== Material supplied

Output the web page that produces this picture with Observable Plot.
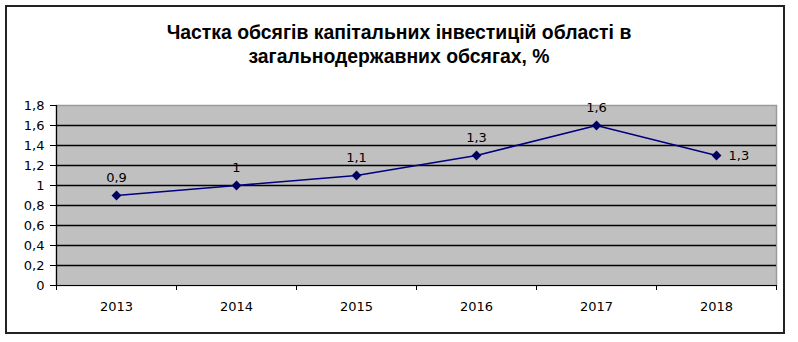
<!DOCTYPE html>
<html>
<head>
<meta charset="utf-8">
<script src="https://cdn.jsdelivr.net/npm/d3@7"></script>
<script src="https://cdn.jsdelivr.net/npm/@observablehq/plot@0.6"></script>
<style>
  body { margin: 0; background: #fff; }
  #wrap { position: relative; width: 798px; height: 342px; overflow: hidden; }
  #border { position: absolute; left: 5px; top: 5px; width: 776px; height: 325px; border: 2px solid #222; box-sizing: content-box; }
  #title { position: absolute; left: 0; top: 20px; width: 798px; text-align: center;
    font-family: "Liberation Sans", Arial, sans-serif; font-weight: bold;
    font-size: 20px; line-height: 24px; color: #000; transform: scaleX(0.97); }
  #chart { position: absolute; left: 0; top: 0; }
</style>
</head>
<body>
<div id="wrap">
  <div id="border"></div>
  <div id="title">Частка обсягів капітальних інвестицій області в<br>загальнодержавних обсягах, %</div>
  <div id="chart"></div>
</div>
<script>
const years = [2013, 2014, 2015, 2016, 2017, 2018];
const values = [0.9, 1.0, 1.1, 1.3, 1.6, 1.3];
const labels = ["0,9", "1", "1,1", "1,3", "1,6", "1,3"];
const yTicks = [0, 0.2, 0.4, 0.6, 0.8, 1.0, 1.2, 1.4, 1.6, 1.8];

const data = years.map((y, i) => ({year: y, value: values[i], label: labels[i]}));
const bounds = d3.range(years[0] - 0.5, years[years.length - 1] + 1, 1);
const fmt = d => String(Math.round(d * 10) / 10).replace(".", ",");
const x0 = years[0] - 0.5;
const lf = "DejaVu Sans, Verdana, sans-serif";

const chart = Plot.plot({
  width: 798,
  height: 342,
  marginLeft: 56,
  marginRight: 22,
  marginTop: 105,
  marginBottom: 57,
  style: {background: "transparent", fontFamily: "Liberation Sans, Arial, sans-serif", color: "#000"},
  x: {type: "linear", domain: [x0, years[years.length - 1] + 0.5], label: null},
  y: {domain: [0, 1.8], label: null},
  marks: [
    Plot.frame({fill: "#c0c0c0", stroke: "#9a9a9a", strokeWidth: 1.5}),
    Plot.ruleY(yTicks.filter(t => t > 0 && t < 1.8), {stroke: "#000", strokeWidth: 1.6}),
    Plot.ruleY([0], {stroke: "#000", strokeWidth: 1.2}),
    Plot.axisY({ticks: yTicks, tickFormat: () => "", tickSize: 6, stroke: "#000", label: null}),
    Plot.text(yTicks, {x: () => x0, y: d => d, text: fmt, dx: -12, textAnchor: "end", fontSize: 13, fontFamily: lf, fill: "#000"}),
    Plot.ruleX([x0], {stroke: "#000", strokeWidth: 1.2}),
    Plot.axisX({ticks: bounds, tickFormat: () => "", tickSize: 5, stroke: "#000", label: null}),
    Plot.text(years, {x: d => d, y: () => 0, text: d => String(d), dy: 21, fontSize: 13, fontFamily: lf, fill: "#000"}),
    Plot.line(data, {x: "year", y: "value", stroke: "#000080", strokeWidth: 1.5}),
    Plot.dot(data, {x: "year", y: "value", symbol: "diamond2", fill: "#000060", stroke: "#000060", r: 3.5}),
    Plot.text(data.slice(0, 5), {x: "year", y: "value", text: "label", dy: -18, fontSize: 13, fontFamily: lf, fill: "#000"}),
    Plot.text(data.slice(5), {x: "year", y: "value", text: "label", dx: 12, textAnchor: "start", fontSize: 13, fontFamily: lf, fill: "#000"})
  ]
});
document.getElementById("chart").appendChild(chart);
</script>
</body>
</html>
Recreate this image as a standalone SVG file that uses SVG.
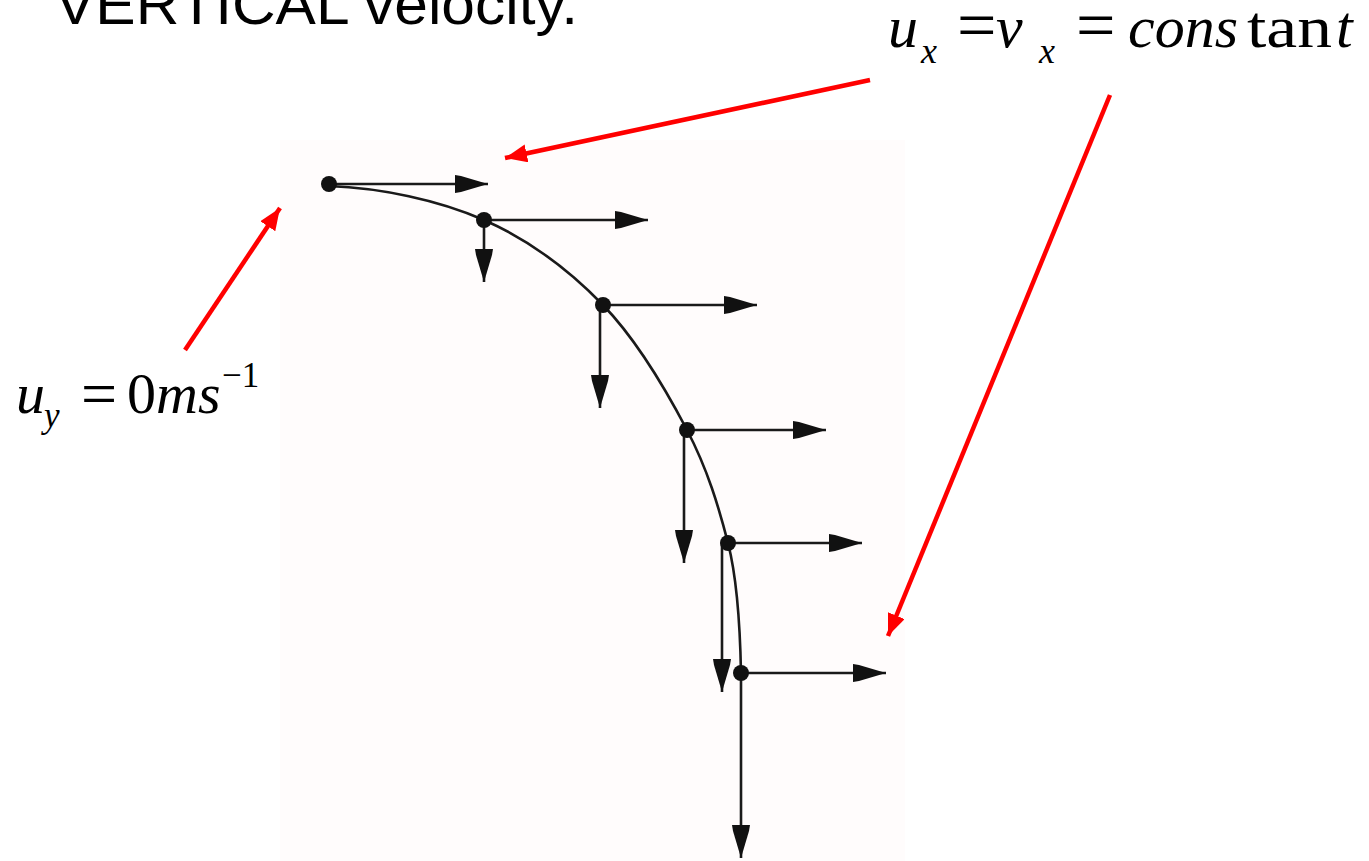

====

**Written problem**
Print the records above exactly as they stand, but leave out the pictures.

**Exercise answer**
Output the web page that produces this picture with Observable Plot.
<!DOCTYPE html>
<html>
<head>
<meta charset="utf-8">
<script src="https://cdn.jsdelivr.net/npm/d3@7"></script>
<script src="https://cdn.jsdelivr.net/npm/@observablehq/plot@0.6"></script>
<style>
  body { margin: 0; background: #fff; }
  #wrap { position: relative; width: 798px; height: 342px; overflow: hidden; }
  #border { position: absolute; left: 5px; top: 5px; width: 776px; height: 325px; border: 2px solid #222; box-sizing: content-box; }
  #title { position: absolute; left: 0; top: 20px; width: 798px; text-align: center;
    font-family: "Liberation Sans", Arial, sans-serif; font-weight: bold;
    font-size: 20px; line-height: 24px; color: #000; transform: scaleX(0.97); }
  #chart { position: absolute; left: 0; top: 0; }
</style>
</head>
<body>
<div id="wrap">
  <div id="border"></div>
  <div id="title">Частка обсягів капітальних інвестицій області в<br>загальнодержавних обсягах, %</div>
  <div id="chart"></div>
</div>
<script>
const years = [2013, 2014, 2015, 2016, 2017, 2018];
const values = [0.9, 1.0, 1.1, 1.3, 1.6, 1.3];
const labels = ["0,9", "1", "1,1", "1,3", "1,6", "1,3"];
const yTicks = [0, 0.2, 0.4, 0.6, 0.8, 1.0, 1.2, 1.4, 1.6, 1.8];

const data = years.map((y, i) => ({year: y, value: values[i], label: labels[i]}));
const bounds = d3.range(years[0] - 0.5, years[years.length - 1] + 1, 1);
const fmt = d => String(Math.round(d * 10) / 10).replace(".", ",");
const x0 = years[0] - 0.5;
const lf = "DejaVu Sans, Verdana, sans-serif";

const chart = Plot.plot({
  width: 798,
  height: 342,
  marginLeft: 56,
  marginRight: 22,
  marginTop: 105,
  marginBottom: 57,
  style: {background: "transparent", fontFamily: "Liberation Sans, Arial, sans-serif", color: "#000"},
  x: {type: "linear", domain: [x0, years[years.length - 1] + 0.5], label: null},
  y: {domain: [0, 1.8], label: null},
  marks: [
    Plot.frame({fill: "#c0c0c0", stroke: "#9a9a9a", strokeWidth: 1.5}),
    Plot.ruleY(yTicks.filter(t => t > 0 && t < 1.8), {stroke: "#000", strokeWidth: 1.6}),
    Plot.ruleY([0], {stroke: "#000", strokeWidth: 1.2}),
    Plot.axisY({ticks: yTicks, tickFormat: () => "", tickSize: 6, stroke: "#000", label: null}),
    Plot.text(yTicks, {x: () => x0, y: d => d, text: fmt, dx: -12, textAnchor: "end", fontSize: 13, fontFamily: lf, fill: "#000"}),
    Plot.ruleX([x0], {stroke: "#000", strokeWidth: 1.2}),
    Plot.axisX({ticks: bounds, tickFormat: () => "", tickSize: 5, stroke: "#000", label: null}),
    Plot.text(years, {x: d => d, y: () => 0, text: d => String(d), dy: 21, fontSize: 13, fontFamily: lf, fill: "#000"}),
    Plot.line(data, {x: "year", y: "value", stroke: "#000080", strokeWidth: 1.5}),
    Plot.dot(data, {x: "year", y: "value", symbol: "diamond2", fill: "#000060", stroke: "#000060", r: 3.5}),
    Plot.text(data.slice(0, 5), {x: "year", y: "value", text: "label", dy: -18, fontSize: 13, fontFamily: lf, fill: "#000"}),
    Plot.text(data.slice(5), {x: "year", y: "value", text: "label", dx: 12, textAnchor: "start", fontSize: 13, fontFamily: lf, fill: "#000"})
  ]
});
document.getElementById("chart").appendChild(chart);
</script>
</body>
</html>
Recreate this image as a standalone SVG file that uses SVG.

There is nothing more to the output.